By Dustin Rowles | TV | May 21, 2018 |
By Dustin Rowles | TV | May 21, 2018 |
I hate the cold-feet-before-the-wedding trope, because — to me, anyway — it doesn’t speak well of a couple’s relationship. Nerves and jitteriness, I get, but if a new couple is already feeling some doubt and apprehension about their marriage the day of the wedding, I worry about the future of that relationship.
I love that Mike Schur doesn’t dabble in that trope. When Andy and April decided to get married, they just did it. They threw themselves into it. Everyone else doubted, but not Andy and April, and that’s the way it works with Mike Schur characters — there are stumbles along the way, and there is even some on-again, off-again business, but once a couple commits — once they get engaged — on a Mike Schur series, all the forces that stand in the way of a marriage are exterior. It’s never about the doubt that a couple feels for one another.
And that’s how his couples have always been characterized: Two people who have problems, but doubt about their relationship together is never one of them (note that Jim and Pam only began to experience relationship problems after Mike Schur left The Office). They are good people who make mistakes but who love each other through it all, and Mike Schur does not erect obstacles — like affairs — that might otherwise assassinate the character of a couple’s love for each other.
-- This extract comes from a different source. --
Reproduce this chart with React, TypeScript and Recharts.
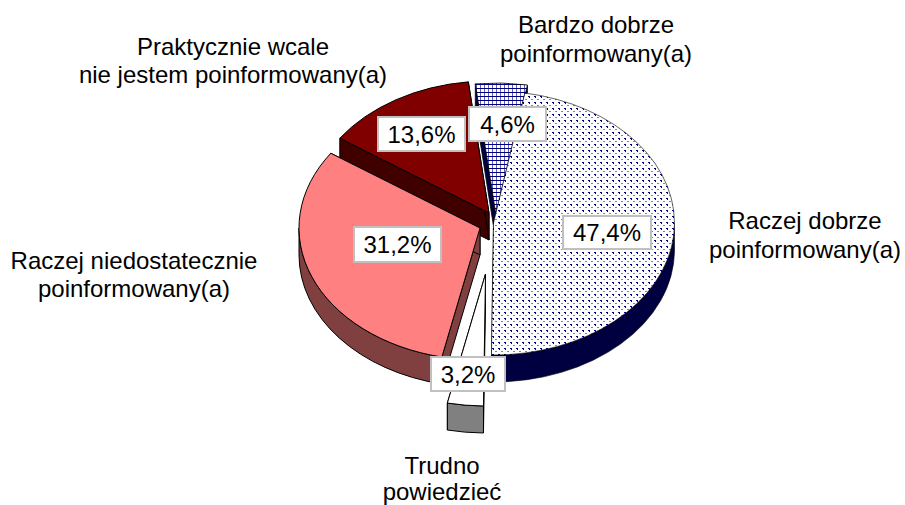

Once Jake and Amy got engaged, there was never any doubt about their eventual marriage on Brooklyn Nine Nine, either. The Bachelor party might go awry; an ex-boyfriend might show up in the wedding band; and the perfectly-planned wedding itself might dematerialize after a bomb threat, but Jake and Amy never thought, “Maybe this is a bad idea.” When Boyle threw a last-minute wedding together in the Nine-Nine, we knew it would be as beautiful as anything Amy might have planned, just as Leslie’s wedding to Ben inside the Parks Department had been.
You know what else I love about Schur weddings: He writes his characters’ vows, and he somehow nails it every time, mixing the perfect amount of humor with romance. He delivers the perfect line — “as long as you’re with the right people, you can handle anything” — but knows the best way to someone’s heart is a well-placed joke, and Amy’s “Your butt is the bomb. There will be no survivors” line may be the first ass joke to ever nearly bring me to tears. It was the “I love you and I like you” of the Jake and Amy wedding.
The Brooklyn Nine Nine wedding was, as all Mike Schur weddings are: Perfect. Perfect for the show. Perfect for the characters. Perfect for the viewers. I’m so thankful that the series will be back next season for so many reasons, but one of the chief reasons is to see Jake and Amy handle all the many roadblocks that come their way in marriage, but who never turn on each other when things get difficult. May we all have Mike Schur marriages in our own lives (and I don’t mean being married to Regis Philbin’s daughter).